Irvin Kershner, who directed such films as The Flim-Flam Man (1967) and Star Wars Episode V: The Empire Strikes Back (1980), passed on November 27, 2010 at the age of 87. The cause was complications from cancer.
Irvin Kershner was born Isadore Kershner in Philadelphia, Pennsylvania on April 29, 1923. Mr. Kershner studied art and music, and played both the viola and violin. He attended the Tyler School of Art at Temple University and studied photography at the Art Centre College in Southern California. After serving in the Army Air Forces during World War II as a flight engineer and mechanic, he changed his first name to Irvin. He entered film making as a documentary film maker for the United States Information Service in Iran, Greece, and Turkey.

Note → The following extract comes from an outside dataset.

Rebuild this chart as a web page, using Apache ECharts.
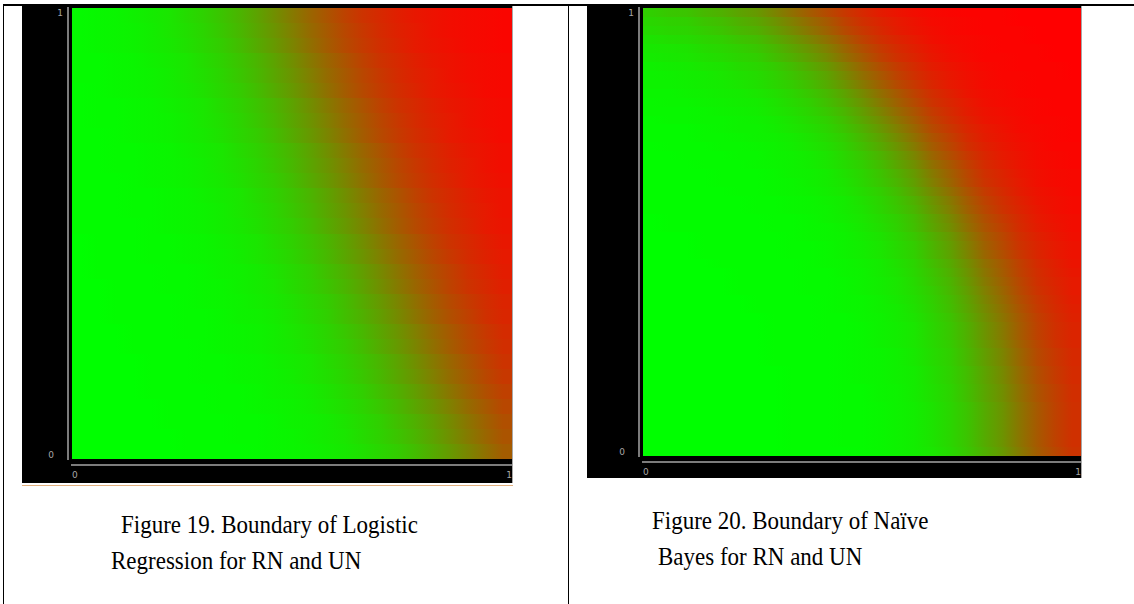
<!DOCTYPE html>
<html><head><meta charset="utf-8">
<script src="https://cdn.jsdelivr.net/npm/echarts@6/dist/echarts.min.js"></script>
<style>html,body{margin:0;padding:0;background:#fff}#c{width:1134px;height:604px}#c svg path,#c svg rect{shape-rendering:crispEdges}</style>
</head><body><div id="c"></div>
<script>
// Class value (0 = green class, 100 = red class).
// 25 columns (left -> right) per row, rows listed top -> bottom.
const logisticRows = [
[2,3,4,6,8,10,14,18,23,29,36,44,52,60,67,74,80,84,88,91,93,95,96,97,98],
[2,3,4,5,7,10,13,17,22,28,35,42,50,58,65,72,78,83,87,90,93,95,96,97,98],
[2,3,4,5,7,9,12,16,20,26,33,40,48,56,64,71,77,82,86,90,92,94,96,97,98],
[2,2,3,4,6,8,10,14,18,23,29,36,44,52,60,67,74,80,84,88,91,93,95,96,97],
[2,2,3,4,5,7,10,13,17,22,28,35,42,50,58,65,72,78,83,87,90,93,95,96,97],
[1,2,3,4,5,7,9,12,16,20,26,33,40,48,56,64,71,77,82,86,90,92,94,96,97],
[1,2,2,3,4,6,8,10,14,18,23,29,36,44,52,60,67,74,80,84,88,91,93,95,96],
[1,2,2,3,4,5,7,10,13,17,22,28,35,42,50,58,65,72,78,83,87,90,93,95,96],
[1,1,2,3,4,5,7,9,12,16,20,26,33,40,48,56,64,71,77,82,86,90,92,94,96],
[1,1,2,2,3,4,6,8,10,14,18,23,29,36,44,52,60,67,74,80,84,88,91,93,95],
[1,1,2,2,3,4,5,7,10,13,17,22,28,35,42,50,58,65,72,78,83,87,90,93,95],
[1,1,1,2,3,4,5,7,9,12,16,20,26,33,40,48,56,64,71,77,82,86,90,92,94],
[1,1,1,2,2,3,4,6,8,10,14,18,23,29,36,44,52,60,67,74,80,84,88,91,93],
[1,1,1,2,2,3,4,5,7,10,13,17,22,28,35,42,50,58,65,72,78,83,87,90,93],
[1,1,1,1,2,3,4,5,7,9,12,16,20,26,33,40,48,56,64,71,77,82,86,90,92],
[0,1,1,1,2,2,3,4,6,8,10,14,18,23,29,36,44,52,60,67,74,80,84,88,91],
[0,1,1,1,2,2,3,4,5,7,10,13,17,22,28,35,42,50,58,65,72,78,83,87,90],
[0,1,1,1,1,2,2,3,5,6,8,11,15,19,25,31,38,46,54,62,69,75,81,85,89],
[0,0,1,1,1,2,2,3,4,6,8,10,14,18,23,29,36,44,52,60,67,74,80,84,88],
[0,0,1,1,1,1,2,3,4,5,7,9,12,16,20,26,33,40,48,56,64,71,77,82,86],
[0,0,1,1,1,1,2,2,3,5,6,8,11,15,19,25,31,38,46,54,62,69,75,81,85],
[0,0,0,1,1,1,2,2,3,4,5,7,10,13,17,22,28,35,42,50,58,65,72,78,83],
[0,0,0,1,1,1,1,2,3,4,5,7,9,12,16,20,26,33,40,48,56,64,71,77,82],
[0,0,0,0,1,1,1,2,2,3,4,6,8,10,14,18,23,29,36,44,52,60,67,74,80],
[0,0,0,0,1,1,1,2,2,3,4,5,7,10,13,17,22,28,35,42,50,58,65,72,78],
[0,0,0,0,1,1,1,1,2,2,3,5,6,8,11,15,19,25,31,38,46,54,62,69,75],
[0,0,0,0,0,1,1,1,2,2,3,4,5,7,10,13,17,22,28,35,42,50,58,65,72],
[0,0,0,0,0,1,1,1,1,2,2,3,5,6,8,11,15,19,25,31,38,46,54,62,69],
[0,0,0,0,0,0,1,1,1,2,2,3,4,6,8,10,14,18,23,29,36,44,52,60,67],
[0,0,0,0,0,0,1,1,1,1,2,3,4,5,7,9,12,16,20,26,33,40,48,56,64]
];
// Class value, 25 columns per row, rows top -> bottom.
const bayesRows = [
[19,22,23,28,31,36,40,48,56,64,71,78,84,89,92,95,97,98,99,99,99,100,100,100,100],
[16,18,19,23,26,31,35,42,50,58,65,74,81,86,90,93,96,97,98,99,99,100,100,100,100],
[14,16,17,20,23,28,31,38,46,54,62,71,78,84,89,92,95,97,98,99,99,99,100,100,100],
[11,13,14,17,19,23,26,33,40,48,56,65,74,81,86,90,94,96,97,98,99,99,100,100,100],
[9,10,11,14,16,19,22,28,35,42,50,60,69,77,83,88,92,95,97,98,99,99,99,100,100],
[8,9,10,12,14,17,19,25,31,38,46,56,65,74,81,86,91,94,96,98,98,99,99,100,100],
[6,7,8,10,11,14,16,20,26,33,40,50,60,69,77,83,89,92,95,97,98,99,99,99,100],
[5,6,7,8,10,12,14,18,23,29,36,46,56,65,74,81,87,91,94,96,98,98,99,99,100],
[5,5,6,7,8,10,12,16,20,26,33,42,52,62,71,78,85,90,93,96,97,98,99,99,99],
[4,4,5,6,7,8,10,13,17,22,28,36,46,56,65,74,82,87,92,95,96,98,99,99,99],
[3,4,4,5,6,7,8,11,15,19,25,33,42,52,62,71,80,85,90,94,96,97,98,99,99],
[3,3,3,4,5,6,7,10,13,17,22,29,38,48,58,67,77,83,89,93,95,97,98,99,99],
[2,3,3,4,4,5,6,8,11,15,19,26,35,44,54,64,74,81,87,92,94,96,98,98,99],
[2,2,2,3,4,5,5,7,10,13,17,23,31,40,50,60,71,78,85,90,93,96,97,98,99],
[2,2,2,3,3,4,5,6,8,11,15,20,28,36,46,56,67,75,83,89,92,95,97,98,99],
[1,2,2,2,3,3,4,5,7,10,13,18,25,33,42,52,64,72,81,87,91,94,96,98,98],
[1,1,2,2,2,3,3,5,6,8,11,16,22,29,38,48,60,69,78,85,90,93,96,97,98],
[1,1,1,2,2,2,3,4,5,7,10,14,19,26,35,44,56,65,75,83,88,92,95,97,98],
[1,1,1,1,2,2,2,3,5,6,8,12,17,23,31,40,52,62,72,81,86,91,94,96,97],
[1,1,1,1,2,2,2,3,4,6,8,11,16,22,29,38,50,60,71,80,85,90,94,96,97],
[1,1,1,1,1,2,2,3,4,5,7,10,14,19,26,35,46,56,67,77,83,89,93,95,97],
[1,1,1,1,1,1,2,2,3,4,6,8,12,17,23,31,42,52,64,74,81,87,92,94,96],
[1,1,1,1,1,1,2,2,3,4,5,8,11,16,22,29,40,50,62,72,80,86,91,94,96],
[0,1,1,1,1,1,1,2,2,3,5,7,10,14,19,26,36,46,58,69,77,84,90,93,95],
[0,1,1,1,1,1,1,2,2,3,4,6,9,13,18,25,35,44,56,67,75,83,89,92,95],
[0,0,0,1,1,1,1,1,2,3,4,5,8,11,16,22,31,40,52,64,72,81,87,91,94],
[0,0,0,1,1,1,1,1,2,2,3,5,7,10,15,20,29,38,50,62,71,80,86,90,93],
[0,0,0,1,1,1,1,1,2,2,3,5,7,10,14,19,28,36,48,60,69,78,85,90,93],
[0,0,0,0,1,1,1,1,1,2,3,4,6,8,12,17,25,33,44,56,65,75,83,88,92],
[0,0,0,0,0,1,1,1,1,2,2,4,5,8,11,16,23,31,42,54,64,74,82,87,91],
[0,0,0,0,0,1,1,1,1,2,2,3,5,7,10,15,22,29,40,52,62,72,81,86,90],
[0,0,0,0,0,1,1,1,1,2,2,3,5,7,10,14,20,28,38,50,60,71,80,85,90],
[0,0,0,0,0,0,1,1,1,1,2,3,4,6,9,13,19,26,36,48,58,69,78,84,89],
[0,0,0,0,0,0,1,1,1,1,2,3,4,6,8,12,18,25,35,46,56,67,77,83,88],
[0,0,0,0,0,0,0,1,1,1,2,2,4,5,8,11,17,23,33,44,54,65,75,82,87],
[0,0,0,0,0,0,0,1,1,1,2,2,3,5,7,10,16,22,31,42,52,64,74,81,86],
[0,0,0,0,0,0,0,1,1,1,2,2,3,5,7,10,16,22,31,42,52,64,74,81,86],
[0,0,0,0,0,0,0,1,1,1,1,2,3,5,7,10,15,20,29,40,50,62,72,80,85],
[0,0,0,0,0,0,0,1,1,1,1,2,3,4,6,9,14,19,28,38,48,60,71,78,84],
[0,0,0,0,0,0,0,1,1,1,1,2,3,4,6,9,14,19,28,38,48,60,71,78,84],
[0,0,0,0,0,0,0,0,1,1,1,2,3,4,6,8,13,18,26,36,46,58,69,77,83],
[0,0,0,0,0,0,0,0,1,1,1,2,3,4,6,8,13,18,26,36,46,58,69,77,83],
[0,0,0,0,0,0,0,0,1,1,1,2,2,4,5,8,12,17,25,35,44,56,67,75,82],
[0,0,0,0,0,0,0,0,1,1,1,2,2,4,5,8,12,17,25,35,44,56,67,75,82],
[0,0,0,0,0,0,0,0,1,1,1,2,2,3,5,7,11,16,23,33,42,54,65,74,81],
[0,0,0,0,0,0,0,0,1,1,1,2,2,3,5,7,11,16,23,33,42,54,65,74,81],
[0,0,0,0,0,0,0,0,1,1,1,2,2,3,5,7,11,16,23,33,42,54,65,74,81],
[0,0,0,0,0,0,0,0,1,1,1,2,2,3,5,7,11,16,23,33,42,54,65,74,81],
[0,0,0,0,0,0,0,0,1,1,1,2,2,3,5,7,11,16,23,33,42,54,65,74,81],
[0,0,0,0,0,0,0,0,1,1,1,1,2,3,5,7,10,15,22,31,40,52,64,72,80]
];
const axisTicks = [0, 1];
const captionLeft = ['Figure 19. Boundary of Logistic', 'Regression for RN and UN'];
const captionRight = ['Figure 20. Boundary of Naïve', 'Bayes for RN and UN'];

function toCells(rows){ const out=[]; rows.forEach((r,j)=>r.forEach((v,i)=>out.push([i,j,v]))); return out; }
function cats(n){ return Array.from({length:n},(_,k)=>String(k)); }

// each cell is drawn from its centre to the next cell's centre, shaded between the two
// colours that the visualMap gives those cells; 1px overlap hides seams (clipped by grid)
function shadedCells(nCols){
  return function(params, api){
    const i = api.value(0), j = api.value(1);
    const idx = params.dataIndexInside;
    const c = api.coord([i, j]);
    const s = api.size([1, 1]);
    const top = c[1] - s[1] / 2;
    const x0 = i === 0 ? c[0] - s[0] / 2 : c[0];
    const x1 = i === nCols - 1 ? c[0] + s[0] / 2 : c[0] + s[0] + 1;
    const col = api.visual('color');
    let fill = col;
    if (i < nCols - 1) {
      const next = api.visual('color', idx + 1);
      fill = new echarts.graphic.LinearGradient(c[0], 0, c[0] + s[0], 0,
        [{offset:0, color:col}, {offset:1, color:next}], true);
    }
    return {type:'rect', shape:{x:x0, y:top, width:x1 - x0, height:s[1] + 1}, style:{fill:fill}};
  };
}

const labelColor = '#a6a6a6';
function catX(gi,n){ return {type:'category', gridIndex:gi, data:cats(n), show:false}; }
function catY(gi,n){ return {type:'category', gridIndex:gi, data:cats(n), inverse:true, show:false}; }
function valX(gi){
  return {type:'value', gridIndex:gi, min:axisTicks[0], max:axisTicks[1], interval:1, position:'bottom', offset:6,
    splitLine:{show:false}, axisTick:{show:false},
    axisLine:{show:true, onZero:false, lineStyle:{color:'#7c7c7c', width:2}},
    axisLabel:{color:labelColor, fontSize:9, fontFamily:'DejaVu Sans', margin:5, alignMinLabel:'left', alignMaxLabel:'right'}};
}
function valY(gi){
  return {type:'value', gridIndex:gi, min:axisTicks[0], max:axisTicks[1], interval:1, position:'left', offset:4,
    splitLine:{show:false}, axisTick:{show:false},
    axisLine:{show:true, onZero:false, lineStyle:{color:'#7c7c7c', width:2}},
    axisLabel:{color:labelColor, fontSize:9, fontFamily:'DejaVu Sans', margin:5,
      verticalAlignMinLabel:'bottom', verticalAlignMaxLabel:'top',
      formatter: v => v === 0 ? '{z|0}' : '{o|1}',
      rich:{ z:{padding:[0,9,0,0], color:labelColor, fontSize:9, fontFamily:'DejaVu Sans'},
             o:{color:labelColor, fontSize:9, fontFamily:'DejaVu Sans'} }}};
}
const capFont = '23px "Liberation Serif", "Times New Roman", serif';
function cap(x,y,t){ return {type:'text', x:x, y:y, z:20, scaleY:1.12, style:{text:t, font:capFont, fill:'#000', verticalAlign:'middle', align:'left'}}; }
function line(x1,y1,x2,y2,c,w,z){ return {type:'line', z:z, shape:{x1,y1,x2,y2}, style:{stroke:c, lineWidth:w}}; }

const chart = echarts.init(document.getElementById('c'), null, {renderer:'svg'});
chart.setOption({
  animation:false,
  backgroundColor:'#ffffff',
  grid:[
    {left:72, top:8, width:440, height:451, outerBoundsMode:'none'},
    {left:643, top:8, width:438, height:448, outerBoundsMode:'none'}
  ],
  xAxis:[catX(0,25), catX(1,25), valX(0), valX(1)],
  yAxis:[catY(0,logisticRows.length), catY(1,bayesRows.length), valY(0), valY(1)],
  visualMap:{type:'continuous', show:false, min:0, max:100, dimension:2, seriesIndex:[0,1], inRange:{color:['#00ff00','#ff0000']}},
  series:[
    {type:'custom', coordinateSystem:'cartesian2d', xAxisIndex:0, yAxisIndex:0, encode:{x:0, y:1},
     data:toCells(logisticRows), renderItem:shadedCells(25), silent:true, clip:true},
    {type:'custom', coordinateSystem:'cartesian2d', xAxisIndex:1, yAxisIndex:1, encode:{x:0, y:1},
     data:toCells(bayesRows), renderItem:shadedCells(25), silent:true, clip:true}
  ],
  graphic:[
    {type:'rect', z:-10, shape:{x:22, y:6, width:491, height:477}, style:{fill:'#000'}},
    {type:'rect', z:-10, shape:{x:587, y:6, width:495, height:472}, style:{fill:'#000'}},
    line(512.5,6,512.5,483,'#a8a8a8',1,10),
    line(1081.5,6,1081.5,478,'#a8a8a8',1,10),
    line(22,485.5,513,485.5,'#e2b07e',1,10),
    line(3,5,1134,5,'#000',2,10),
    line(3.5,5,3.5,604,'#000',1.5,10),
    line(568.5,5,568.5,604,'#000',1.5,10),
    cap(121,524,captionLeft[0]),
    cap(111,560,captionLeft[1]),
    cap(652,520,captionRight[0]),
    cap(658,556,captionRight[1])
  ]
});
</script></body></html>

It was in 1958 that he directed his first movie, Stakeout on Dope Street. He went onto direct The Young Captives (1959) and Hoodlum Priest (1961). He directed several episodes of the TV show The Rebel. In the early Sixties he worked mostly in television, directing episodes of Cain's Hundred, Ben Casey, Naked City, and Kraft Suspense Theatre. His first film in the Sixties was Face in the Rain (1963). He finished out the decade directing The Luck of Ginger Coffey (1964), A Fine Madness (1966), The Flim-Flam Man (1967), and Loving (1970). In the Seventies he directed the movies Up the Sandbox (1972), S*P*Y*S (1974), The Return of a Man Called Horse (1976),. Eyes of Laura Mars (1978), and Star Wars Episode V: The Empire Strikes Back (1980). In the Eighties he directed Never Say Never Again (1983) and Robocop 2 (1990). He also directed an episode of Amazing Stories. His last work directing was in the Nineties, directing one episode of SeaQuest DSV.